Internet measurements: fault detection, identification, and topology discovery

Renata Teixeira
Renata Cruz Teixeira , CNRS and UPMC Sorbonne Universités


Troubleshooting faults or performance disruptions in today's Internet is at best frustrating. When users experience performance or connectivity problems, there is little they can do. The most common attempt to solve the problem is to reboot or call the provider's hot line. Network providers have more information to use in diagnosing problems in their networks, but their network troubleshooting is often mostly manual and ad-hoc. Automatically troubleshooting network faults or performance disruptions requires monitoring capabilities deployed at end-hosts (in or close to the customer's premises). End-host monitoring is necessary to detect the problems that affect end-users. In addition, when problems happen outside the control of the network administrator or the end-user performing the troubleshooting, end-host monitoring is the only approach to identify problem location.

This talk will present recent advances in end-to-end Internet measurement methods to support fault diagnosis. During the past years, we have worked on two initial steps in network troubleshooting: detection that a problem has occurred and identification of the cause of the fault or disruption. In particular, our research has focused on the design of measurement methods for improving troubleshooting accuracy and efficiency. We will cover both passive and active techniques to detect faults. Active probing relies on sending a probe message and waiting for the response, whereas passive monitoring observes users' incoming and outgoing traffic and monitors the status of active TCP connections or UDP flows. For fault identification, we will focus on the two basic techniques using end-to-end measurements: traceroute and network tomography. Traceroute sends probes to a destination with an increasing Time-To-Live (TTL) to force routers along the path to send an error message, which reveals the IP address of the router's interface that issued the error message. Network tomography refers to the practice of inferring unknown network properties from measurable ones. It correlates end-to-end measurements of a set of paths to infer the links responsible for a fault. We will focus on the issues to apply these techniques in todays Internet. One key property for fault identification (and a number of other tasks in networked systems and applications) is the topology of the underlying network. This talk will end with a discussion on techniques to measure Internet topologies.
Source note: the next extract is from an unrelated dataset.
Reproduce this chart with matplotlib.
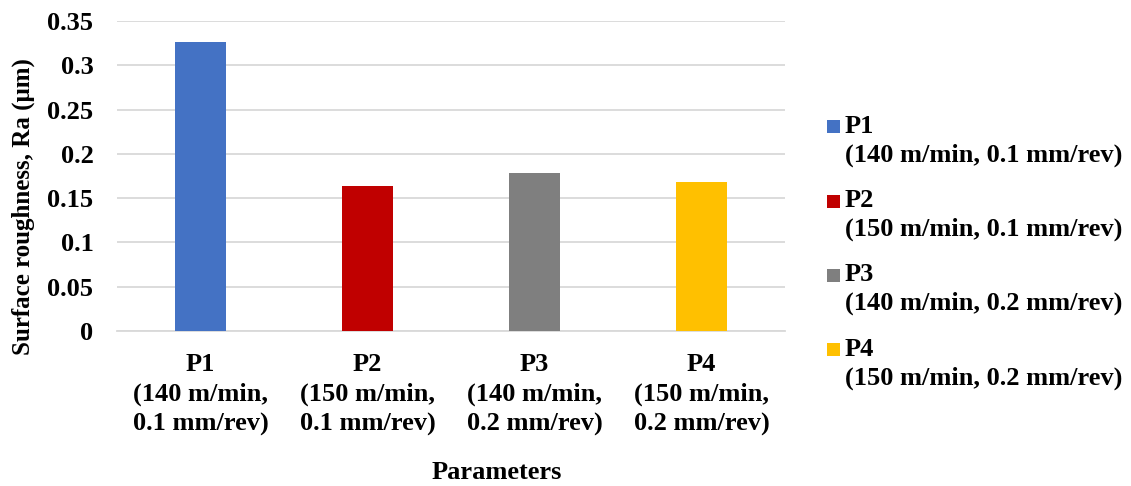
import matplotlib.pyplot as plt
from matplotlib.patches import Rectangle
from matplotlib.legend_handler import HandlerPatch

# data
names = ['P1', 'P2', 'P3', 'P4']
params = ['(140 m/min, 0.1 mm/rev)', '(150 m/min, 0.1 mm/rev)',
          '(140 m/min, 0.2 mm/rev)', '(150 m/min, 0.2 mm/rev)']
ra = [0.326, 0.164, 0.178, 0.168]
colors = ['#4472C4', '#C00000', '#7F7F7F', '#FFC000']

plt.rcParams['font.family'] = ['Liberation Serif', 'DejaVu Serif']
plt.rcParams['font.weight'] = 'bold'

fs = 19

fig = plt.figure(figsize=(11.31, 4.86), dpi=100)
ax = fig.add_axes([117/1131, 1 - 331/486, 668/1131, 310/486])

x = range(len(names))
bars = []
for i in x:
    b = ax.bar(i, ra[i], width=0.31, color=colors[i], zorder=3)
    bars.append(b)

# tick labels split across lines like the original
ticklabels = []
for n, p in zip(names, params):
    a, b = p.split(', ')
    ticklabels.append(n + '\n' + a + ',\n' + b)
ax.set_xticks(list(x))
ax.set_xticklabels(ticklabels, fontsize=fs, fontweight='bold', linespacing=1.36)
ax.set_xlim(-0.5, 3.5)

ax.set_ylim(0, 0.35)
yt = [0, 0.05, 0.1, 0.15, 0.2, 0.25, 0.3, 0.35]
ax.set_yticks(yt)
ax.set_yticklabels(['0', '0.05', '0.1', '0.15', '0.2', '0.25', '0.3', '0.35'],
                   fontsize=fs, fontweight='bold')
ax.yaxis.grid(True, color='#D9D9D9', linewidth=1.3, zorder=0)
ax.tick_params(axis='x', length=0, pad=16)
ax.tick_params(axis='y', length=0, pad=17)
for s in ['top', 'right', 'left']:
    ax.spines[s].set_visible(False)
ax.spines['bottom'].set_color('#D9D9D9')
ax.spines['bottom'].set_linewidth(1.3)

ax.set_xlabel('Parameters', fontsize=fs, fontweight='bold', va='center')
ax.xaxis.set_label_coords(0.569, -0.458)
ax.set_ylabel('Surface roughness, Ra (μm)', fontsize=18, fontweight='bold', va='center')
ax.yaxis.set_label_coords(-0.141, 0.4)


# legend square sits next to the first line of each label
def top_square(legend, orig_handle, xdescent, ydescent, width, height, fontsize):
    return Rectangle((-xdescent, -ydescent + 10.5), width, width)


leg_labels = [n + '\n' + p for n, p in zip(names, params)]
leg = fig.legend([b[0] for b in bars], leg_labels, loc='center left',
                 bbox_to_anchor=(803/1131, 0.481), frameon=False,
                 prop={'size': fs, 'weight': 'bold'}, handlelength=0.49,
                 handleheight=0.49, handletextpad=0.19, labelspacing=0.85,
                 handler_map={Rectangle: HandlerPatch(patch_func=top_square)})
for t in leg.get_texts():
    t.set_linespacing(1.3)

fig.savefig('out.png', dpi=100)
 Renata Teixeira received the B.Sc. degree in computer science and the M.Sc. degree in electrical engineering from Universidade Federal do Rio de Janeiro, Brazil, in 1997 and 1999, respectively, and the Ph.D. degree in computer science from the University of California, San Diego, in 2005, for which she was awarded the Department of Computer Science and Engineering Ph.D. Dissertation Award 2005. During her Ph.D., Teixeira worked at the AT&T Labs in Florham Park. She is currently a Researcher with the Centre National de la Recherche Scientifique (CNRS) at LIP6, Université Pierre et Marie Curie, Paris, France. Renata is a member of the steering committee of the ACM Internet Measurement Conference and of editorial boards of IEEE/ACM Transactions on Networking and ACM SIGCOMM Computer Communication Review. Her research interests are in computer networks with emphasis on measurement, analysis, and management of IP networks.